Though the organization now prefers to present “Canarie” as just a corporate name, like Microsoft or Verizon, the word used to be spelled in all-caps, as CANARIE – an acronym for “Canadian advanced network for the advancement of research, industry and education.”

Though a very accurate description of the organization’s reason for being, that acronym presented a rather thorny transliteration problem as a bilingual trade name; hence the retention of the catchy name and the dropping of its background signification.

My guess is that more than 90 per cent of the people reading this column will not recognize this word, though, either as an acronym or a name. But, trust me, you have, or somebody near and dear to you has, benefitted from the service of this unheralded but extremely important communications network.

Canarie is basically a national internet infrastructure that runs parallel to the public, commercial internet, and interconnects with other provincial and foreign-national parallel internets to carry the heavy traffic of the research and educational communities.

It is a sealed-off, by-invitation-only network funded largely by Industry Canada; and, with cross-country transfer speeds of 10 GB per second, and in some places up to 100 GB, the second-fastet research network in the world, after the USA’s.

(To give you an idea of the scale of that capacity, 10 GB is 2,000 times the speed Northwestel sells you for standard, high-speed cable internet in Whitehorse, and 4,000 times faster than what you get for what they call “DSL classic.”)

The network now spans all of Canada, with a total length of about 19,000 kilometres of fibre optic cable – and with two almost comically small 10 MB connections to the Yukon and the NWT.

One of the benefits of this network to all Canadians is that it allows the nation’s Big Science researchers to transport and cloud-compute data sets of sizes so huge they would bog down the commercial internet to a stand-still – or, in extreme cases, blow out the gaskets of the internet routing computers all across the network.

In the early days, when it was still called CaNet (or CA*Net), this fibre optic network was itself a research-prototype “crash and burn” network on which new routing technologies and methodologies were allowed to be tested, with no apologies to any other users if they failed and trashed the network for a while.

Those free-wheeling days – for both good and ill – are now over, as Canarie has evolved into a must-not-fail research utility that is now expected and obligated to be up and running more than 99 per cent of the time (an obligation it has in fact been meeting admirably for a very long time.)

A substantial amount of the network’s big-data traffic is dedicated to medical research, which either already has, or ultimately will have, direct impact on the health-care treatment of Canadians; other big-data research projects may be of a more abstract, theoretical nature, but they have significant importance in asserting our street-creds in the world of advanced science, and our attractiveness as a destination for the best scientific minds in the world; on top of that, Canarie’s recently established “digital accelerator for innovation and innovation and research” (DAIR) program is now providing cloud-computing power and network access to commercial developers who need a low-cost (currently free) real-world “sandbox” on which to develop and de-bug their network-based products or services.

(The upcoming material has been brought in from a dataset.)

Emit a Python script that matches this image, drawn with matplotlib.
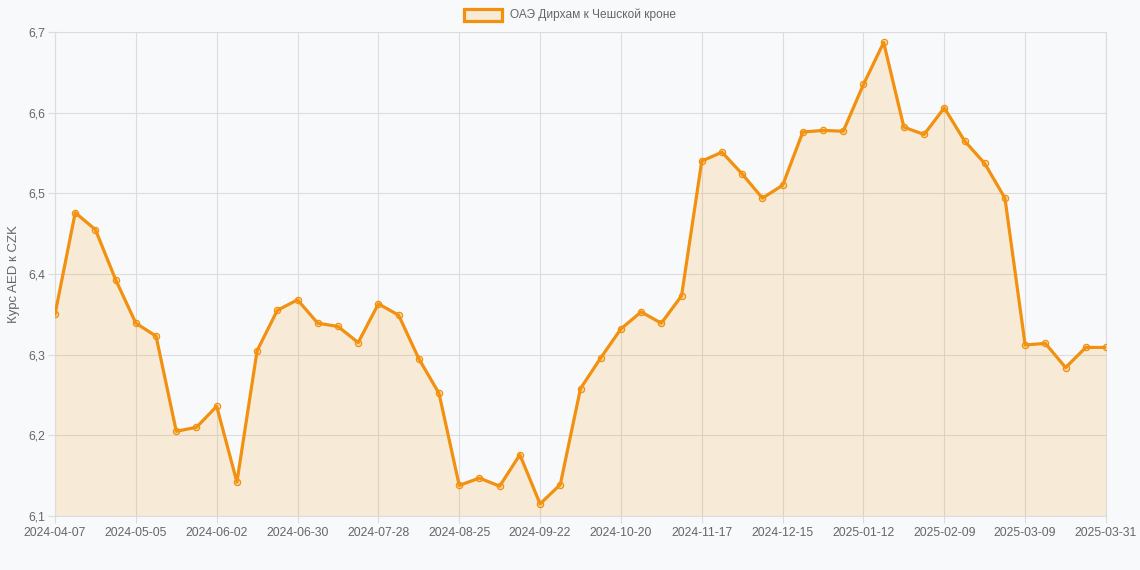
import matplotlib
matplotlib.use("Agg")
import matplotlib.pyplot as plt
import matplotlib.patches as mpatches
import pandas as pd

plt.rcParams['font.family'] = ['Liberation Sans', 'DejaVu Sans']

weekly = pd.date_range("2024-04-07", periods=52, freq="7D").strftime("%Y-%m-%d").tolist()
labels = weekly + ["2025-03-31"]

values = [6.350, 6.476, 6.455, 6.393, 6.339, 6.323, 6.205, 6.210, 6.236, 6.142,
          6.305, 6.355, 6.368, 6.339, 6.335, 6.315, 6.363, 6.349, 6.295, 6.252,
          6.138, 6.147, 6.137, 6.176, 6.115, 6.139, 6.258, 6.296, 6.332, 6.353,
          6.339, 6.373, 6.540, 6.551, 6.524, 6.494, 6.510, 6.576, 6.578, 6.577,
          6.635, 6.687, 6.582, 6.573, 6.606, 6.565, 6.537, 6.494, 6.312, 6.314,
          6.284, 6.309, 6.309]

series_name = "ОАЭ Дирхам к Чешской кроне"
y_label = "Курс AED к CZK"
y_ticks = [6.1, 6.2, 6.3, 6.4, 6.5, 6.6, 6.7]
tick_idx = list(range(0, 49, 4)) + [52]

line_c = "#f2900f"
fill_c = (243/255, 156/255, 18/255, 0.15)
bg = "#f8f9fa"
grid_c = "#dcdcdc"
text_c = "#666666"

fig = plt.figure(figsize=(11.4, 5.7), dpi=100, facecolor=bg)
ax = fig.add_axes([55/1140, (570-516)/570, (1106-55)/1140, (516-32)/570])
ax.set_facecolor(bg)

x = list(range(len(values)))
ax.fill_between(x, values, 6.1, color=fill_c, lw=0, zorder=2)
ax.plot(x, values, color=line_c, lw=2.3, zorder=3,
        marker='o', ms=4.5, mfc=(243/255, 156/255, 18/255, 0.25), mec=line_c, mew=0.9)

ax.set_xlim(0, len(values) - 1)
ax.set_ylim(6.1, 6.7)
ax.set_yticks(y_ticks)
ax.set_yticklabels([f"{v:.1f}".replace(".", ",") for v in y_ticks])
ax.set_xticks(tick_idx)
ax.set_xticklabels([labels[i] for i in tick_idx])
ax.grid(True, color=grid_c, lw=0.8, zorder=0)
for s in ax.spines.values():
    s.set_color(grid_c)
    s.set_linewidth(0.8)
ax.tick_params(axis='both', colors=grid_c, labelcolor=text_c, labelsize=8.8,
               length=5, width=0.8)
ax.tick_params(axis='x', pad=3)
ax.tick_params(axis='y', pad=2)
ax.set_ylabel(y_label, color=text_c, fontsize=9.5, labelpad=6)

# legend
fig.patches.append(mpatches.Rectangle((464/1140, 1 - 21/570), 38/1140, 12/570,
                                      transform=fig.transFigure, facecolor=fill_c,
                                      edgecolor=line_c, lw=2.3))
fig.text(510/1140, 1 - 15/570, series_name, color=text_c, fontsize=8.6,
         ha='left', va='center')

fig.savefig("out.png", dpi=100, facecolor=bg)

On the parochial, Yukon front, the Canarie network, as I said, has been providing service to the territory (as well as to NWT) for the past seven years or so – albeit at a much more humble, 10 MB level.

Still, even at that drastically reduced service level, and with virtually no fanfare and a locally shameful lack of public or institutional recognition, it has been returning very significant value for dollar to our schools, our college campuses, and a wide range of Yukon government departments; it connects them via almost-cost-free bandwidth with universities, colleges, schools and research institutions across the country, across the continent, and across much of the world.

If you are at your desk in the Department of Health and Social Services at YTG, for instance, and you want to have a video conference with a health researcher at the University of Toronto (or even the University of Aukland, in New Zealand), the network that is connecting the two of you at your end is the Industry Canada-financed Canarie network.

The same thing holds true if you are a school teacher doing a class video conference with people at the Canadian Space Agency, or even NASA.

Furthermore, Canarie’s proposed new mandate for the five years ahead has a strong theme of promoting the development of Northern research and connectivity.

A word to the wise, then, which in this case is all Yukoners: Let’s not let the Canarie network be like Paradise in Joni Mitchell’s song, where you don’t know what you’ve got till it’s gone.

We need to make sure our decision makers in government and industry make sure the feds – who are admittedly faced with some tough and unavoidable financial decisions – don’t get stupid and let this particular Canarie drop dead.

Rick Steele is a technology junkie who lives in Whitehorse.